Part of the reason for the language's success is because it made intelligent tradeoffs that often went against the grain of the opinions of the commentariat and focused on its strengths rather than pandering to the kinds of people who write language performance comparison blog posts.
If speed were of primary importance then PyPy would be a lot more popular.
You're conflating two kinds of "performance", startup latency and steady state throughput. We're talking about the former, and you're proposing improvements for the latter. In fact, moving to pypy is exactly what you shouldn't do to improve startup.
It's surprising but frequently true that startup latency has a greater effect on the perception of performance than actual throughput. Nobody likes to type a command and then be kept waiting, even if the started program could in principle demonstrate amazing feats of computation once warmed up.
The GIL is a pretty nasty problem once you try to scale things beyond one core.
Simply try something like unpickling a 10 GB data structure while keeping your GUI in the main thread responsive. You cannot do that because the GIL locks up everything while modifying data structures. Move the data to another process instead of another thread. Great, your GUI is responsive but you can't access the data from the main thread.
You can say that such a humongous data structure is wrong or that a GUI isn't meant to be responsive or programmed in Python or that I'm holding it wrong. Probably right.
I've flailed around with this a few times in the last year or so and have found that posting things up and down a multiprocessing.Pipe is the least painful alternative.
So you're basically building a distributed application just because you can't share memory properly. This can be very efficient if little communication is involved or a total nightmare if you have gigabytes of data where you need lots of random read access to walk the data structures at high speed. If you're not careful you spend most of your time pickling and unpickling the stuff you send over your pipes while requiring duplication of your gigabyte data structures in order to gain at least some parallelism.

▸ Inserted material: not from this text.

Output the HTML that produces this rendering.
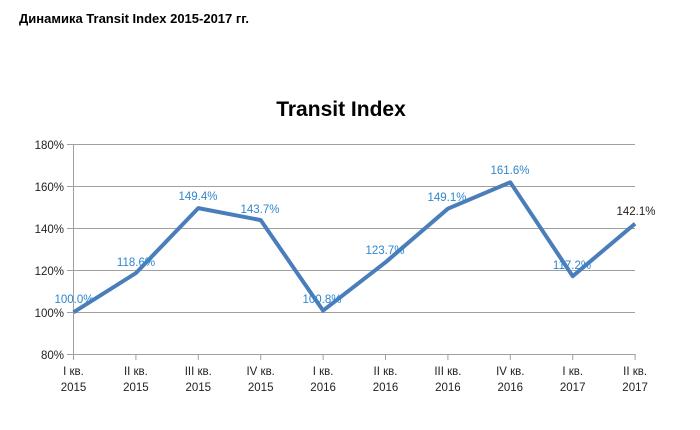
<!DOCTYPE html>
<html><head><meta charset="utf-8"><style>
body{margin:0;background:#fff;width:700px;height:425px;overflow:hidden}
</style></head><body>
<svg width="700" height="425" xmlns="http://www.w3.org/2000/svg" font-family="Liberation Sans, sans-serif">
<text x="19" y="23" font-size="13" font-weight="bold" fill="#000">Динамика Transit Index 2015-2017 гг.</text>
<text x="341" y="116" font-size="21" font-weight="bold" fill="#000" text-anchor="middle">Transit Index</text>
<g stroke="#a0a0a0" stroke-width="1">
<line x1="67" y1="144.5" x2="635" y2="144.5"/>
<line x1="67" y1="186.5" x2="635" y2="186.5"/>
<line x1="67" y1="228.5" x2="635" y2="228.5"/>
<line x1="67" y1="270.5" x2="635" y2="270.5"/>
<line x1="67" y1="312.5" x2="635" y2="312.5"/>
<line x1="67" y1="354.5" x2="635" y2="354.5"/>
<line x1="73.5" y1="144" x2="73.5" y2="360"/>
<line x1="135.9" y1="354" x2="135.9" y2="360"/>
<line x1="198.3" y1="354" x2="198.3" y2="360"/>
<line x1="260.7" y1="354" x2="260.7" y2="360"/>
<line x1="323.1" y1="354" x2="323.1" y2="360"/>
<line x1="385.5" y1="354" x2="385.5" y2="360"/>
<line x1="447.9" y1="354" x2="447.9" y2="360"/>
<line x1="510.3" y1="354" x2="510.3" y2="360"/>
<line x1="572.7" y1="354" x2="572.7" y2="360"/>
<line x1="635.1" y1="354" x2="635.1" y2="360"/>
</g>
<g font-size="11.5" fill="#222" text-anchor="end">
<text x="64" y="149">180%</text><text x="64" y="191">160%</text><text x="64" y="233">140%</text>
<text x="64" y="275">120%</text><text x="64" y="317">100%</text><text x="64" y="359">80%</text>
</g>
<g font-size="11.5" fill="#222" text-anchor="middle">
<text x="73.5" y="375">I кв.</text><text x="73.5" y="391">2015</text>
<text x="135.9" y="375">II кв.</text><text x="135.9" y="391">2015</text>
<text x="198.3" y="375">III кв.</text><text x="198.3" y="391">2015</text>
<text x="260.7" y="375">IV кв.</text><text x="260.7" y="391">2015</text>
<text x="323.1" y="375">I кв.</text><text x="323.1" y="391">2016</text>
<text x="385.5" y="375">II кв.</text><text x="385.5" y="391">2016</text>
<text x="447.9" y="375">III кв.</text><text x="447.9" y="391">2016</text>
<text x="510.3" y="375">IV кв.</text><text x="510.3" y="391">2016</text>
<text x="572.7" y="375">I кв.</text><text x="572.7" y="391">2017</text>
<text x="635.1" y="375">II кв.</text><text x="635.1" y="391">2017</text>
</g>
<polyline fill="none" stroke="#4a7ebb" stroke-width="4" stroke-linejoin="round"
points="73.5,312.3 135.9,273.1 198.3,208.1 260.7,220.1 323.1,310.6 385.5,262.3 447.9,208.7 510.3,182.3 572.7,276.2 635.1,223.7"/>
<g font-size="11.5" fill="#2f86cc" text-anchor="middle">
<text x="74" y="303">100.0%</text>
<text x="136" y="266">118.6%</text>
<text x="198" y="200">149.4%</text>
<text x="260" y="213">143.7%</text>
<text x="322" y="303">100.8%</text>
<text x="385" y="254">123.7%</text>
<text x="447" y="201">149.1%</text>
<text x="510" y="174">161.6%</text>
<text x="572" y="269">117.2%</text>
<text x="636" y="215" fill="#222">142.1%</text>
</g>
</svg>
</body></html>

I don't see a way around this mess with the current structure of python. You would have to reimplement the data heavy part completely in another language that provides proper threading models.
"You're holding it wrong" is a poor response to a wide audience, like iPhone users. But it's an OK response to a specialist, like someone tackling the task you describe.
I'm a professional Python developer and I run into performance problems a lot. Python makes things really hard for even specialists to "hold right". Contrast that with Go, which (for all the hate it gets) writes very alike well-formed Python in single-threaded applications, and writes how you would like to write Python in parallel applications. And all the while being two orders of magnitude faster. If we don't start taking performance seriously in the Python community, Go (or someone else) will eat our lunch sooner or later.
7 replies →
Python derives a good chunk of its speed (if not all of it) from carefully tuned libraries written in other languages (or even for other architectures in the case of many machine learning packages). As soon as you try to do a lot of heavy processing python even the compiled versions quickly bog down. IMO the best way to use python is to use it to cleverly glue together highly optimized code. That way you spend the minimum amount of effort and you get maximum performance.
Multithreading is the glue I need. How am I supposed to write optimized native module to spawn threads to do computation in numpy and pandas?
Yeah, that was kind of my point :/